| Material provided |
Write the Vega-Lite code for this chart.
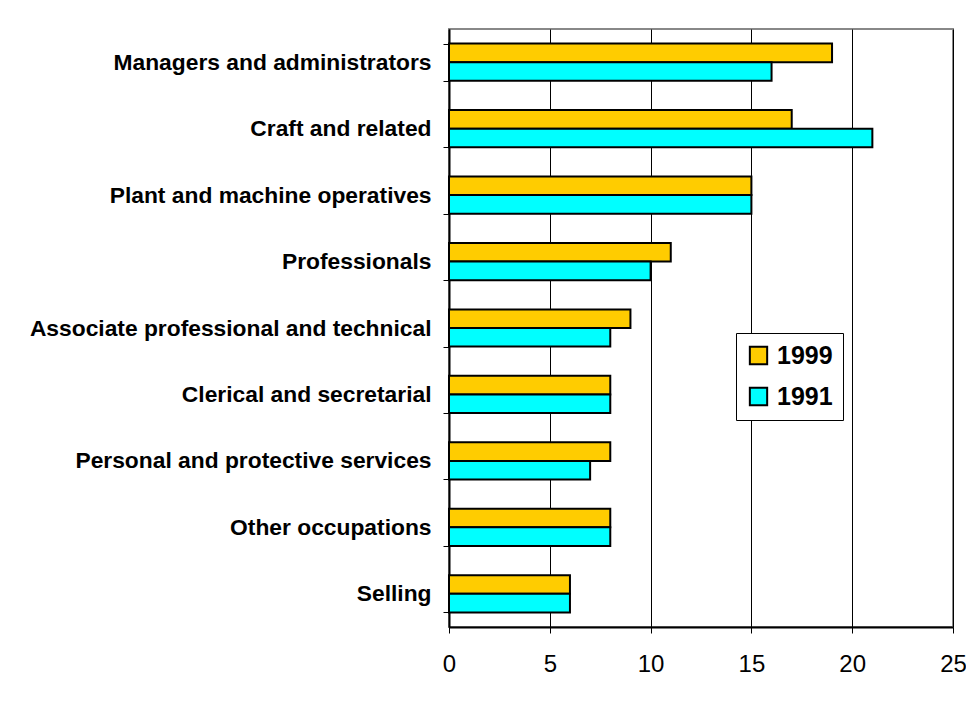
{
  "$schema": "https://vega.github.io/schema/vega-lite/v6.json",
  "width": 504,
  "height": 598,
  "autosize": "none",
  "padding": {"left": 449, "top": 29, "right": 13, "bottom": 77},
  "background": "white",
  "data": {
    "values": [
      {"occupation": "Managers and administrators", "year": "1999", "value": 19},
      {"occupation": "Managers and administrators", "year": "1991", "value": 16},
      {"occupation": "Craft and related", "year": "1999", "value": 17},
      {"occupation": "Craft and related", "year": "1991", "value": 21},
      {"occupation": "Plant and machine operatives", "year": "1999", "value": 15},
      {"occupation": "Plant and machine operatives", "year": "1991", "value": 15},
      {"occupation": "Professionals", "year": "1999", "value": 11},
      {"occupation": "Professionals", "year": "1991", "value": 10},
      {"occupation": "Associate professional and technical", "year": "1999", "value": 9},
      {"occupation": "Associate professional and technical", "year": "1991", "value": 8},
      {"occupation": "Clerical and secretarial", "year": "1999", "value": 8},
      {"occupation": "Clerical and secretarial", "year": "1991", "value": 8},
      {"occupation": "Personal and protective services", "year": "1999", "value": 8},
      {"occupation": "Personal and protective services", "year": "1991", "value": 7},
      {"occupation": "Other occupations", "year": "1999", "value": 8},
      {"occupation": "Other occupations", "year": "1991", "value": 8},
      {"occupation": "Selling", "year": "1999", "value": 6},
      {"occupation": "Selling", "year": "1991", "value": 6}
    ]
  },
  "mark": {"type": "bar", "stroke": "black", "strokeWidth": 2},
  "encoding": {
    "y": {
      "field": "occupation",
      "type": "nominal",
      "sort": null,
      "scale": {"paddingInner": 0.44, "paddingOuter": 0.22},
      "axis": {
        "title": null,
        "tickBand": "extent",
        "tickSize": 6,
        "tickColor": "black",
        "tickWidth": 1,
        "domainColor": "black",
        "domainWidth": 2,
        "labelFont": "Liberation Sans",
        "labelFontSize": 22.8,
        "labelFontWeight": "bold",
        "labelColor": "black",
        "labelPadding": 12,
        "labelLimit": 440,
        "grid": false
      }
    },
    "yOffset": {"field": "year", "type": "nominal", "sort": ["1999", "1991"], "scale": {"paddingInner": 0, "paddingOuter": 0}},
    "x": {
      "field": "value",
      "type": "quantitative",
      "scale": {"domain": [0, 25], "nice": false},
      "axis": {
        "title": null,
        "values": [0, 5, 10, 15, 20, 25],
        "tickSize": 6,
        "tickColor": "black",
        "tickWidth": 1,
        "domainColor": "black",
        "domainWidth": 2,
        "grid": true,
        "gridColor": "black",
        "gridWidth": 1,
        "gridOpacity": 1,
        "labelFont": "Liberation Sans",
        "labelFontSize": 24,
        "labelColor": "black",
        "labelPadding": 19,
        "labelFlush": false
      }
    },
    "fill": {
      "field": "year",
      "type": "nominal",
      "sort": ["1999", "1991"],
      "scale": {"domain": ["1999", "1991"], "range": ["#FFCC00", "#00FFFF"]},
      "legend": {
        "title": null,
        "orient": "none",
        "legendX": 287,
        "legendY": 304,
        "direction": "vertical",
        "symbolType": "square",
        "symbolSize": 300,
        "symbolStrokeColor": "black",
        "symbolStrokeWidth": 2,
        "labelFont": "Liberation Sans",
        "labelFontSize": 25,
        "labelFontWeight": "bold",
        "labelColor": "black",
        "labelOffset": 6,
        "rowPadding": 14,
        "padding": 10,
        "strokeColor": "black",
        "fillColor": "white"
      }
    }
  },
  "config": {
    "view": {"stroke": "#888888", "strokeWidth": 2}
  }
}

| Stated goal |
The listing above needs to be output again exactly. Don't include the pictures.

| Answer |
Write the Vega-Lite code for this chart.
{
  "$schema": "https://vega.github.io/schema/vega-lite/v6.json",
  "width": 504,
  "height": 598,
  "autosize": "none",
  "padding": {"left": 449, "top": 29, "right": 13, "bottom": 77},
  "background": "white",
  "data": {
    "values": [
      {"occupation": "Managers and administrators", "year": "1999", "value": 19},
      {"occupation": "Managers and administrators", "year": "1991", "value": 16},
      {"occupation": "Craft and related", "year": "1999", "value": 17},
      {"occupation": "Craft and related", "year": "1991", "value": 21},
      {"occupation": "Plant and machine operatives", "year": "1999", "value": 15},
      {"occupation": "Plant and machine operatives", "year": "1991", "value": 15},
      {"occupation": "Professionals", "year": "1999", "value": 11},
      {"occupation": "Professionals", "year": "1991", "value": 10},
      {"occupation": "Associate professional and technical", "year": "1999", "value": 9},
      {"occupation": "Associate professional and technical", "year": "1991", "value": 8},
      {"occupation": "Clerical and secretarial", "year": "1999", "value": 8},
      {"occupation": "Clerical and secretarial", "year": "1991", "value": 8},
      {"occupation": "Personal and protective services", "year": "1999", "value": 8},
      {"occupation": "Personal and protective services", "year": "1991", "value": 7},
      {"occupation": "Other occupations", "year": "1999", "value": 8},
      {"occupation": "Other occupations", "year": "1991", "value": 8},
      {"occupation": "Selling", "year": "1999", "value": 6},
      {"occupation": "Selling", "year": "1991", "value": 6}
    ]
  },
  "mark": {"type": "bar", "stroke": "black", "strokeWidth": 2},
  "encoding": {
    "y": {
      "field": "occupation",
      "type": "nominal",
      "sort": null,
      "scale": {"paddingInner": 0.44, "paddingOuter": 0.22},
      "axis": {
        "title": null,
        "tickBand": "extent",
        "tickSize": 6,
        "tickColor": "black",
        "tickWidth": 1,
        "domainColor": "black",
        "domainWidth": 2,
        "labelFont": "Liberation Sans",
        "labelFontSize": 22.8,
        "labelFontWeight": "bold",
        "labelColor": "black",
        "labelPadding": 12,
        "labelLimit": 440,
        "grid": false
      }
    },
    "yOffset": {"field": "year", "type": "nominal", "sort": ["1999", "1991"], "scale": {"paddingInner": 0, "paddingOuter": 0}},
    "x": {
      "field": "value",
      "type": "quantitative",
      "scale": {"domain": [0, 25], "nice": false},
      "axis": {
        "title": null,
        "values": [0, 5, 10, 15, 20, 25],
        "tickSize": 6,
        "tickColor": "black",
        "tickWidth": 1,
        "domainColor": "black",
        "domainWidth": 2,
        "grid": true,
        "gridColor": "black",
        "gridWidth": 1,
        "gridOpacity": 1,
        "labelFont": "Liberation Sans",
        "labelFontSize": 24,
        "labelColor": "black",
        "labelPadding": 19,
        "labelFlush": false
      }
    },
    "fill": {
      "field": "year",
      "type": "nominal",
      "sort": ["1999", "1991"],
      "scale": {"domain": ["1999", "1991"], "range": ["#FFCC00", "#00FFFF"]},
      "legend": {
        "title": null,
        "orient": "none",
        "legendX": 287,
        "legendY": 304,
        "direction": "vertical",
        "symbolType": "square",
        "symbolSize": 300,
        "symbolStrokeColor": "black",
        "symbolStrokeWidth": 2,
        "labelFont": "Liberation Sans",
        "labelFontSize": 25,
        "labelFontWeight": "bold",
        "labelColor": "black",
        "labelOffset": 6,
        "rowPadding": 14,
        "padding": 10,
        "strokeColor": "black",
        "fillColor": "white"
      }
    }
  },
  "config": {
    "view": {"stroke": "#888888", "strokeWidth": 2}
  }
}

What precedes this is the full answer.